Pardon the machine error above. Omit everything after 'recreational'.

The word program I'm using is still in beta testing.gravitation to


Rallying cry*

Post 16817

Cheerful Dragon

That was something else that came up in the course - people don't use language the same way in all situations. My vocabulary varies depending on who I'm with. I suspect that my accent changes, too. I'm not as extreme as some - I don't use dialect words, for example - but the change is noticeable, to me any way.


I like the way you talk... I like the way you walk...Oh, Suzy Q.

Post 16818

Maria



I live in Madrid. At the work place I use standard Spanish in pronunciation, that is, the one from the center, the castillian one. However, when I go to my hometown, I speak dialect, andalusian, which is not uniform in all the region. My area is a lisping one and vocabulary is also different.

Out of my work I use a mix of castillian and Andalusian accent, the more relaxed and confident I´m the more Andalusian I speak.

Sometimes I drop the -s in written and oral English.... that´s not being relaxed, just lack of using it orally.
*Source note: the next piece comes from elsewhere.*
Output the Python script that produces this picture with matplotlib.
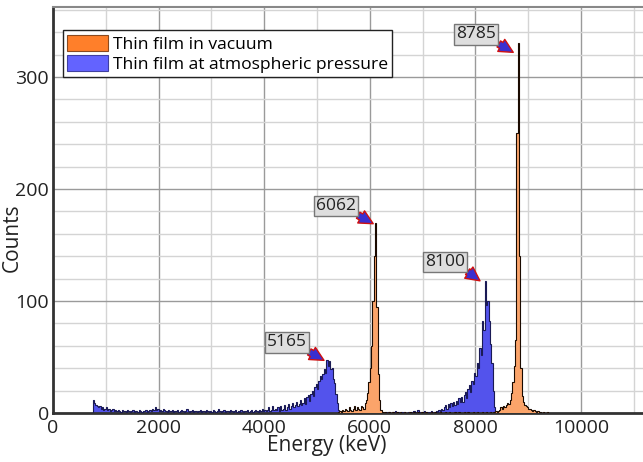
import numpy as np
import matplotlib
matplotlib.use("Agg")
import matplotlib.pyplot as plt
from matplotlib.patches import Patch
from matplotlib.ticker import MultipleLocator

plt.rcParams['font.family'] = ['Open Sans', 'DejaVu Sans']

# ---------------- data ----------------
bin_width = 25  # keV
blue_start = 725   # keV, first bin edge of atmospheric-pressure spectrum
blue_counts = [
    0, 12, 9, 7, 6, 5, 6, 4, 5, 3, 4, 5, 3, 4, 2, 3, 4, 2, 3, 2,
    3, 2, 1, 3, 2, 2, 1, 3, 2, 1, 2, 3, 1, 2, 2, 1, 3, 2, 1, 2,
    2, 3, 1, 2, 3, 2, 4, 3, 5, 3, 4, 2, 3, 2, 4, 3, 2, 1, 3, 2,
    2, 3, 1, 2, 2, 3, 1, 2, 3, 2, 1, 2, 4, 2, 1, 2, 3, 1, 2, 2,
    1, 2, 3, 1, 2, 2, 1, 3, 2, 1, 2, 1, 3, 2, 1, 2, 4, 2, 1, 2,
    3, 1, 2, 2, 1, 3, 2, 1, 2, 3, 1, 2, 1, 3, 2, 1, 2, 2, 3, 1,
    2, 3, 1, 2, 3, 2, 1, 3, 2, 4, 2, 3, 2, 3, 5, 2, 3, 6, 3, 4,
    3, 5, 2, 6, 3, 4, 7, 3, 5, 8, 4, 6, 9, 5, 7, 10, 6, 8, 12, 7,
    9, 13, 8, 14, 16, 11, 17, 20, 15, 23, 26, 21, 29, 33, 30, 35, 39, 36, 47, 42,
    46, 39, 40, 30, 27, 17, 9, 3, 0, 1, 0, 1, 0, 0, 1, 0, 1, 0, 0, 1,
    0, 1, 0, 0, 1, 0, 0, 0, 1, 0, 0, 1, 0, 0, 0, 1, 0, 0, 1, 0,
    1, 0, 0, 1, 0, 1, 0, 0, 1, 0, 2, 0, 1, 0, 0, 1, 0, 1, 0, 0,
    1, 0, 1, 0, 2, 0, 1, 3, 0, 1, 0, 1, 2, 0, 1, 0, 1, 2, 1, 0,
    1, 2, 1, 3, 2, 4, 3, 5, 7, 4, 8, 5, 9, 6, 10, 7, 11, 8, 13, 10,
    14, 10, 16, 19, 13, 21, 25, 19, 29, 26, 36, 33, 45, 40, 58, 52, 82, 74, 118, 96,
    100, 82, 62, 45, 20, 5, 1, 0,
]

orange_start = 5400  # keV, first bin edge of vacuum spectrum
orange_counts = [
    1, 2, 1, 3, 2, 4, 3, 2, 5, 3, 2, 4, 6, 3, 5, 4, 3, 6, 5, 4,
    9, 12, 18, 28, 40, 60, 100, 140, 170, 95, 35, 12, 3, 1, 0, 1, 0, 0, 1, 0,
    0, 1, 0, 0, 1, 0, 0, 1, 0, 0, 1, 0, 0, 0, 1, 0, 0, 1, 0, 0,
    1, 0, 0, 1, 0, 0, 1, 0, 0, 0, 1, 0, 0, 1, 0, 0, 0, 1, 0, 0,
    0, 1, 0, 0, 1, 0, 0, 0, 1, 0, 0, 1, 0, 0, 0, 1, 0, 0, 1, 0,
    0, 0, 1, 0, 0, 1, 0, 0, 0, 1, 0, 0, 1, 0, 0, 1, 0, 1, 1, 2,
    1, 2, 3, 5, 4, 6, 5, 7, 9, 8, 12, 18, 28, 42, 65, 250, 330, 140, 40, 15,
    10, 7, 6, 5, 4, 4, 3, 2, 3, 2, 1, 2, 1, 1, 0, 1, 0, 0, 1, 0,
]

series_labels = ["Thin film in vacuum", "Thin film at atmospheric pressure"]

peak_labels = ["5165", "6062", "8100", "8785"]
peak_tip_x = [5133, 6065, 8087, 8717]
peak_tip_y = [47, 169, 118, 322]
label_x = [4426, 5352, 7424, 8016]
label_y = [63, 185, 135, 338]

x_ticks = [0, 2000, 4000, 6000, 8000, 10000]
y_ticks = [0, 100, 200, 300]

# ---------------- figure ----------------
fig = plt.figure(figsize=(6.43, 4.62), dpi=100)
ax = fig.add_axes([53/643, 49/462, 590/643, 406/462])

blue_edges = blue_start + bin_width * np.arange(len(blue_counts) + 1)
orange_edges = orange_start + bin_width * np.arange(len(orange_counts) + 1)

blue_face = '#5353EC'
blue_edge = '#1A1A55'
orange_face = '#FBA46A'
orange_edge = '#1A0A00'

ax.stairs(blue_counts, blue_edges, fill=True, color=blue_face, lw=0, zorder=2)
ax.stairs(blue_counts, blue_edges, fill=False, color=blue_edge, lw=0.8, zorder=3)
ax.stairs(orange_counts, orange_edges, fill=True, color=orange_face, lw=0, zorder=4)
ax.stairs(orange_counts, orange_edges, fill=False, color=orange_edge, lw=0.8, zorder=5)

ax.set_xlim(0, 11174)
ax.set_ylim(0, 362.5)
ax.set_xticks(x_ticks)
ax.set_yticks(y_ticks)
ax.xaxis.set_minor_locator(MultipleLocator(1000))
ax.yaxis.set_minor_locator(MultipleLocator(20))
ax.set_axisbelow(True)
ax.grid(which='major', color='#9a9a9a', lw=1.0)
ax.grid(which='minor', color='#d4d4d4', lw=1.0)
ax.tick_params(which='both', length=0)
ax.tick_params(axis='x', labelsize=14, pad=4, colors='#222222')
ax.tick_params(axis='y', labelsize=14, pad=3, colors='#222222')

for s in ['left', 'bottom']:
    ax.spines[s].set_color('#333333')
    ax.spines[s].set_linewidth(2)
ax.spines['top'].set_color('#888888')
ax.spines['top'].set_linewidth(1.5)
ax.spines['right'].set_visible(False)

ax.set_xlabel("Energy (keV)", fontsize=15, color='#222222')
ax.set_ylabel("Counts", fontsize=15, color='#222222')
ax.xaxis.set_label_coords(0.464, -0.055)
ax.yaxis.set_label_coords(-0.051, 0.433)

for t, tx, ty, lx, ly in zip(peak_labels, peak_tip_x, peak_tip_y, label_x, label_y):
    ax.annotate(t, xy=(tx, ty), xytext=(lx, ly), ha='center', va='center',
                fontsize=12.5, color='#222222', zorder=10,
                bbox=dict(boxstyle='square,pad=0.12', fc='#DEDEDE', ec='#777777', lw=1),
                arrowprops=dict(arrowstyle='simple,head_length=0.8,head_width=0.8,tail_width=0.4',
                                fc='#3A2FD0', ec='#D01010', lw=1, relpos=(1.0, 0.0),
                                shrinkA=0, shrinkB=0))

handles = [Patch(facecolor='#FF7F2A', edgecolor='#8a4a20', lw=0.8),
           Patch(facecolor='#6363FF', edgecolor='#4040a0', lw=0.8)]
leg = ax.legend(handles, series_labels, loc='upper left', bbox_to_anchor=(0.017, 0.943),
                borderaxespad=0, fontsize=12.6, fancybox=False, framealpha=1,
                edgecolor='#222222', handlelength=2.3, handleheight=1.1,
                handletextpad=0.3, borderpad=0.25, labelspacing=0.1)
leg.get_frame().set_linewidth(1)
leg.set_zorder(20)

fig.savefig("out.png", dpi=100)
I like the way you talk... I like the way you walk...Oh, Suzy Q.

Post 16819

ITIWBS

In Mecca, CA, where the nearest post office to my home is located, they speak 'Spanglish', a blend of Spanish and English.

The wild west dialect of my early formative years has many loan words derived from Spanish and throughout the American southwest, Spanish place names are a commonplace.

For example, the nearest mountains to my home are the Orocopias and the Santa Rosas, the highest peak of the Santa Rosas is Mt. San Jacinto at over 9000ft/2750m.

Joshua Tree National Park at about 7000ft/2100m is located where the Orocopia range joins the San Bernardino Mts., highest peaks over 10,000ft/3000m.

The valley floor between is called the Coachella Valley, the lowest point at the Salton Sea is 226ft/69m below sea level.

'Coachella' thought to be derived from 'conchilla' on account of the many small sea shells in the soil observed by the early Spanish explorers.


I like the way you talk... I like the way you walk...Oh, Suzy Q.

Post 16820

Maria

In a village next to the Gibraltar frontier, La Línea de la Concepción, people also use spanglish, with the andalusian touch.

This blending fenomenon happens a lot (I would say always, but I´m not sure)In Spain at least it happens in the frontier with Portugal, and in the French one too. Here Catalán gives to french and viceversa.